大きな送金額がはいり残金の精算が行われた通帳をみて、嫁さんは言いました。
「良かったね、これで寝られるようになるよ。」
借入の不安で、寝られない様子はお見通し、社長の体調を心配していたのです。
寝られなければ集中力なし、仕事も満足なものになりません。
社員との会話が上の空になれば、社長の言葉は社員に届きません。
しだいに売上がさがります。
「カネさえあれば、成功できる、と思っていたのですよ。銀行が貸してくれたから。銀行が貸すとは、この事業が、認められたと思った。でも、違ったんだな。
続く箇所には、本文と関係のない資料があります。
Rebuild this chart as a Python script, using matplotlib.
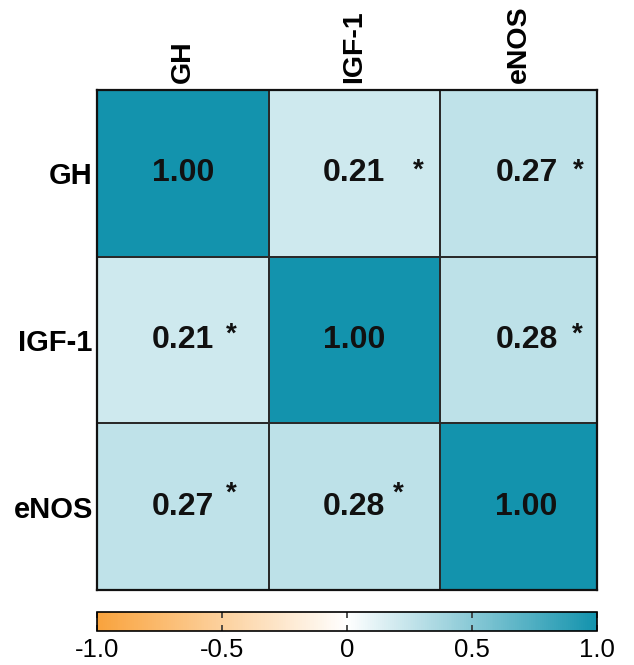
import numpy as np
import matplotlib
matplotlib.use("Agg")
import matplotlib.pyplot as plt
from matplotlib.colors import LinearSegmentedColormap

labels = ["GH", "IGF-1", "eNOS"]
corr = [[1.00, 0.21, 0.27],
        [0.21, 1.00, 0.28],
        [0.27, 0.28, 1.00]]
signif = [[False, True, True],
          [True, False, True],
          [True, True, False]]
cbar_ticks = [-1.0, -0.5, 0.0, 0.5, 1.0]
cbar_ticklabels = ["-1.0", "-0.5", "0", "0.5", "1.0"]

plt.rcParams['font.family'] = ['Liberation Sans', 'DejaVu Sans']

cmap = LinearSegmentedColormap.from_list("ob", ["#F9A33D", "#FFFFFF", "#1393AD"])

fig = plt.figure(figsize=(6.34, 6.65), dpi=100)
ax = fig.add_axes([97/634, 1-590/665, 500/634, 500/665])
data = np.array(corr)
n = len(labels)
# layout: last column is slightly narrower in the reference
xedges = np.array([0, 1, 2, 2.915])
yedges = np.arange(n+1)
im = ax.pcolormesh(xedges, yedges, data, cmap=cmap, vmin=-1, vmax=1,
                   edgecolor="#2a2a2a", linewidth=1.2)
ax.set_xlim(xedges[0], xedges[-1])
ax.set_ylim(n, 0)
xc = (xedges[:-1] + xedges[1:]) / 2
ax.set_xticks(xc)
ax.set_yticks(np.arange(n)+0.5)
ax.xaxis.tick_top()
ax.set_xticklabels(labels, rotation=90, fontsize=20.5, fontweight='bold', va='bottom')
ax.set_yticklabels(labels, fontsize=21, fontweight='bold')
ax.tick_params(axis='x', length=0, pad=5)
ax.tick_params(axis='y', length=0, pad=3)
for s in ax.spines.values():
    s.set_linewidth(1.6)
    s.set_color("#111111")

# text placement offsets (pixels)
val_dx = [0, 0, 8]                 # per column
star_dx = [[0, 64, 52],
           [49, 0, 51],
           [49, 44, 0]]
star_dy = [7, 9, 17]               # per row, upward
for i in range(n):
    for j in range(n):
        ax.annotate(f"{corr[i][j]:.2f}", xy=(xc[j], i+0.5), xytext=(val_dx[j], 0),
                    textcoords='offset pixels', ha='center', va='center',
                    fontsize=23, fontweight='bold', color='#111111')
        if signif[i][j]:
            ax.annotate("*", xy=(xc[j], i+0.5),
                        xytext=(val_dx[j]+star_dx[i][j], star_dy[i]-4),
                        textcoords='offset pixels', ha='center', va='center',
                        fontsize=20, fontweight='bold', color='#111111')

cax = fig.add_axes([97/634, 1-631/665, 500/634, 19/665])
cb = fig.colorbar(im, cax=cax, orientation='horizontal', ticks=cbar_ticks)
cb.ax.set_xticklabels(cbar_ticklabels, fontsize=18.5)
cb.ax.tick_params(direction='in', length=4, width=1.2, top=True, color='#333333', pad=5)
cb.outline.set_linewidth(1.2)

fig.savefig("out.png", dpi=100)
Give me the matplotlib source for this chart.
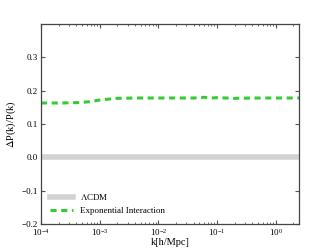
import numpy as np
import matplotlib
matplotlib.use("Agg")
import matplotlib.pyplot as plt

plt.rcParams['font.family'] = ['Liberation Serif', 'DejaVu Serif']
plt.rcParams['mathtext.fontset'] = 'stix'

k_vals = [1e-4, 2e-4, 4e-4, 7e-4, 1e-3, 2e-3, 4e-3, 1e-2, 2e-2, 4e-2, 6e-2, 8e-2, 1e-1, 2e-1, 4e-1, 1.0, 2.5]
ratio_exp = [0.163, 0.163, 0.164, 0.167, 0.172, 0.177, 0.178, 0.178, 0.178, 0.178, 0.180, 0.178, 0.179, 0.177, 0.178, 0.178, 0.178]
ratio_lcdm = [0.0] * len(k_vals)

fig = plt.figure(figsize=(3.32, 2.49), dpi=100)
ax = fig.add_axes([41/332, 25/249, 258/332, 200/249])
ax.plot(k_vals, ratio_lcdm, color='#d3d3d3', lw=4, label=r'$\Lambda$CDM')
ax.plot(k_vals, ratio_exp, color='#33cc33', lw=2.2, ls=(0, (2, 1.5)), label='Exponential Interaction')
ax.set_xscale('log')
ax.set_xlim(1e-4, 2.5)
ax.set_ylim(-0.2, 0.4)
ax.set_yticks([-0.2, -0.1, 0.0, 0.1, 0.2, 0.3])
ax.tick_params(which='both', direction='in', top=True, right=True, labelsize=6.5, color='#555555')
ax.tick_params(axis='x', pad=2)
ax.tick_params(axis='y', pad=2.5)
ax.tick_params(which='major', length=3)
ax.tick_params(which='minor', length=1.5)
for s in ax.spines.values():
    s.set_linewidth(0.9)
    s.set_color('#444444')
ax.set_xlabel('k[h/Mpc]', fontsize=7.5, labelpad=0)
ax.set_ylabel(r'$\Delta$P(k)/P(k)', fontsize=7.5, labelpad=2)
ax.legend(loc='lower left', fontsize=6.5, frameon=False, handlelength=2.5, borderaxespad=0.6)
fig.savefig('out.png', dpi=100)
」
銀行がお金を貸し出すと、「事業が認められて借入が出来た」と勘違いしてしまう社長さんがいます。
銀行に表彰されたビジネスモデルを実行して30店舗目で倒産した、などという事例もあります。
銀行が資金貸出をする必要条件は、回収できるかどうかにあります。
回収できる判断は、売上が上がる、利益が出る、設備投資の回収期間に応じるなど、お金のルールに従っているかどうかです。
担保物件があって、その貸付に相応する評価額がある場合には、回収の可能性が上がります。
社長が安定した企業のオーナーで、土地の保有がある、これは貸付の十分条件です。
「銀行のゴルフ会で、支店長に、『すぐ借入できますよ』なんて持ち上げられると、のぼっちゃうんだよね。小さかったときは、振り向いてもくれなかったから。
商売をしたいと思って相談したら、『おまえなんかに大きな土地なんか無理だよ!』
土地を持たない、資産がないというのは、本当に悲しかった。」
お金を儲けたいのは、自分の家族を守りたいからです。
土地に投資したいのは、バカにされた過去からの決別のためです。
「特に土地はね。お袋や女房に出資してもらえる土地かどうか、考えないとね。」
同族会社の出資者は、堅い堅い定期預金信奉者です。
その堅い定期預金信奉者が、個人名義の定期預金を崩しても出資する、購入した方がよいと思ってもらえる物件で勝負するのが本筋です。
社長は、新事業・新規購入物件は、必ず4人に相談するルールを決めました。
事業で成功している優秀な経営者に、頭を下げて聞きに行くと決めました。
4人の相談者からそれぞれの判断を聞いて、最終は自分の資金と相談です。
まず、自分が手元の資金をはたいてでも投資したいと思える事業か?物件か?
土地であれ、商品であれ、投資出来る資金は、手もとの資金と得られる利益の2つの資金の中間で判断していくものです。
実績を積まないと、同族の賛同を得られない。
安直に手元資金を銀行借入に頼るのは、不眠のもと、強いては売上不振のもと。
社長は、同族の賛同を得る実績とシナリオを、日々車の中で、錬っています。
もちろん、社長の手元には、資金が貯まっていきましたよ。
額?それは、いえませんよ。財布の中身を知っているノグチの守秘義務です。